■ Given task ■
Repeat what the lines below say, word for word, and skip every image.

■ Data segment ■
╔══

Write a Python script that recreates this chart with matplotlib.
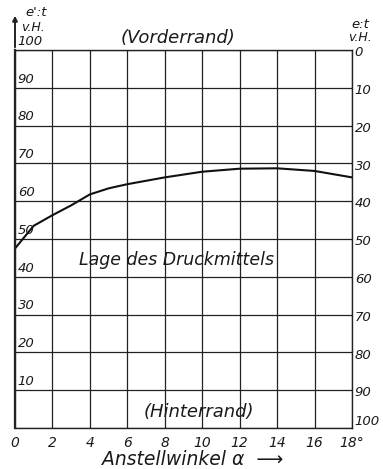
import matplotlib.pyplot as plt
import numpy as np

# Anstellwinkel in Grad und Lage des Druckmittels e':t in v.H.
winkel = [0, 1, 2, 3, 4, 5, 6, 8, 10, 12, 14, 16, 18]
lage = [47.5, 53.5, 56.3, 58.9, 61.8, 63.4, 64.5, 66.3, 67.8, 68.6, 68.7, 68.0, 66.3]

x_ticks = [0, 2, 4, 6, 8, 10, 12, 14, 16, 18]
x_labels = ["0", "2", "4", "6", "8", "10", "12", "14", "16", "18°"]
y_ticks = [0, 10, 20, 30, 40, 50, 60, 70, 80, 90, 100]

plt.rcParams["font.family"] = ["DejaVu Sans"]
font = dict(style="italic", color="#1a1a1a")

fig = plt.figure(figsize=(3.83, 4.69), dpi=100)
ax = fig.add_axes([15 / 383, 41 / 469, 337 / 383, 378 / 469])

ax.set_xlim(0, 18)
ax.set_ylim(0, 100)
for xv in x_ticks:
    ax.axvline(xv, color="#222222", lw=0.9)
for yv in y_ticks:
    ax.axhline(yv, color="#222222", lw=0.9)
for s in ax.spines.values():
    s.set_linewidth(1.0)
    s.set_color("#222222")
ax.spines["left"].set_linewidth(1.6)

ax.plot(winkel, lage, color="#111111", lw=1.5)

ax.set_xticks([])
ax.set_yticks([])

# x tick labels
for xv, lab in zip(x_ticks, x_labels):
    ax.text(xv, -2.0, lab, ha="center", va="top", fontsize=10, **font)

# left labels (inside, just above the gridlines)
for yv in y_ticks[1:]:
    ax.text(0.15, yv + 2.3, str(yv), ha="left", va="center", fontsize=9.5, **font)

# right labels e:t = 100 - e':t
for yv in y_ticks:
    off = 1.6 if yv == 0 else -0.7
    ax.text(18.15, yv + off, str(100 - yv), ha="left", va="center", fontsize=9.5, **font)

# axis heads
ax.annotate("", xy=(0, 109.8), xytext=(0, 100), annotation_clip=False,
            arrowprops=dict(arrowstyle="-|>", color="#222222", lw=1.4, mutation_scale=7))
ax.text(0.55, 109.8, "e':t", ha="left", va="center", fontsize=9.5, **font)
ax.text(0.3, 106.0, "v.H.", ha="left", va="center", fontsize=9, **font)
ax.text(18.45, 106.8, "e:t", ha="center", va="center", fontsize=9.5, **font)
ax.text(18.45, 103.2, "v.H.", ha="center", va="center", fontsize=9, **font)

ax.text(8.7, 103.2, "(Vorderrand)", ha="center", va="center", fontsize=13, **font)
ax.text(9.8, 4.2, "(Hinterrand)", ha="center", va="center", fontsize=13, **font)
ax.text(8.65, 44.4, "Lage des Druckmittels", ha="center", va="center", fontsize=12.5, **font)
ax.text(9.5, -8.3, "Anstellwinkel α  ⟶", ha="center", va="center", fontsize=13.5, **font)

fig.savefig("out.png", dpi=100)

╚══

■ Expected answer ■
Write a Python script that recreates this chart with matplotlib.
import matplotlib.pyplot as plt
import numpy as np

# Anstellwinkel in Grad und Lage des Druckmittels e':t in v.H.
winkel = [0, 1, 2, 3, 4, 5, 6, 8, 10, 12, 14, 16, 18]
lage = [47.5, 53.5, 56.3, 58.9, 61.8, 63.4, 64.5, 66.3, 67.8, 68.6, 68.7, 68.0, 66.3]

x_ticks = [0, 2, 4, 6, 8, 10, 12, 14, 16, 18]
x_labels = ["0", "2", "4", "6", "8", "10", "12", "14", "16", "18°"]
y_ticks = [0, 10, 20, 30, 40, 50, 60, 70, 80, 90, 100]

plt.rcParams["font.family"] = ["DejaVu Sans"]
font = dict(style="italic", color="#1a1a1a")

fig = plt.figure(figsize=(3.83, 4.69), dpi=100)
ax = fig.add_axes([15 / 383, 41 / 469, 337 / 383, 378 / 469])

ax.set_xlim(0, 18)
ax.set_ylim(0, 100)
for xv in x_ticks:
    ax.axvline(xv, color="#222222", lw=0.9)
for yv in y_ticks:
    ax.axhline(yv, color="#222222", lw=0.9)
for s in ax.spines.values():
    s.set_linewidth(1.0)
    s.set_color("#222222")
ax.spines["left"].set_linewidth(1.6)

ax.plot(winkel, lage, color="#111111", lw=1.5)

ax.set_xticks([])
ax.set_yticks([])

# x tick labels
for xv, lab in zip(x_ticks, x_labels):
    ax.text(xv, -2.0, lab, ha="center", va="top", fontsize=10, **font)

# left labels (inside, just above the gridlines)
for yv in y_ticks[1:]:
    ax.text(0.15, yv + 2.3, str(yv), ha="left", va="center", fontsize=9.5, **font)

# right labels e:t = 100 - e':t
for yv in y_ticks:
    off = 1.6 if yv == 0 else -0.7
    ax.text(18.15, yv + off, str(100 - yv), ha="left", va="center", fontsize=9.5, **font)

# axis heads
ax.annotate("", xy=(0, 109.8), xytext=(0, 100), annotation_clip=False,
            arrowprops=dict(arrowstyle="-|>", color="#222222", lw=1.4, mutation_scale=7))
ax.text(0.55, 109.8, "e':t", ha="left", va="center", fontsize=9.5, **font)
ax.text(0.3, 106.0, "v.H.", ha="left", va="center", fontsize=9, **font)
ax.text(18.45, 106.8, "e:t", ha="center", va="center", fontsize=9.5, **font)
ax.text(18.45, 103.2, "v.H.", ha="center", va="center", fontsize=9, **font)

ax.text(8.7, 103.2, "(Vorderrand)", ha="center", va="center", fontsize=13, **font)
ax.text(9.8, 4.2, "(Hinterrand)", ha="center", va="center", fontsize=13, **font)
ax.text(8.65, 44.4, "Lage des Druckmittels", ha="center", va="center", fontsize=12.5, **font)
ax.text(9.5, -8.3, "Anstellwinkel α  ⟶", ha="center", va="center", fontsize=13.5, **font)

fig.savefig("out.png", dpi=100)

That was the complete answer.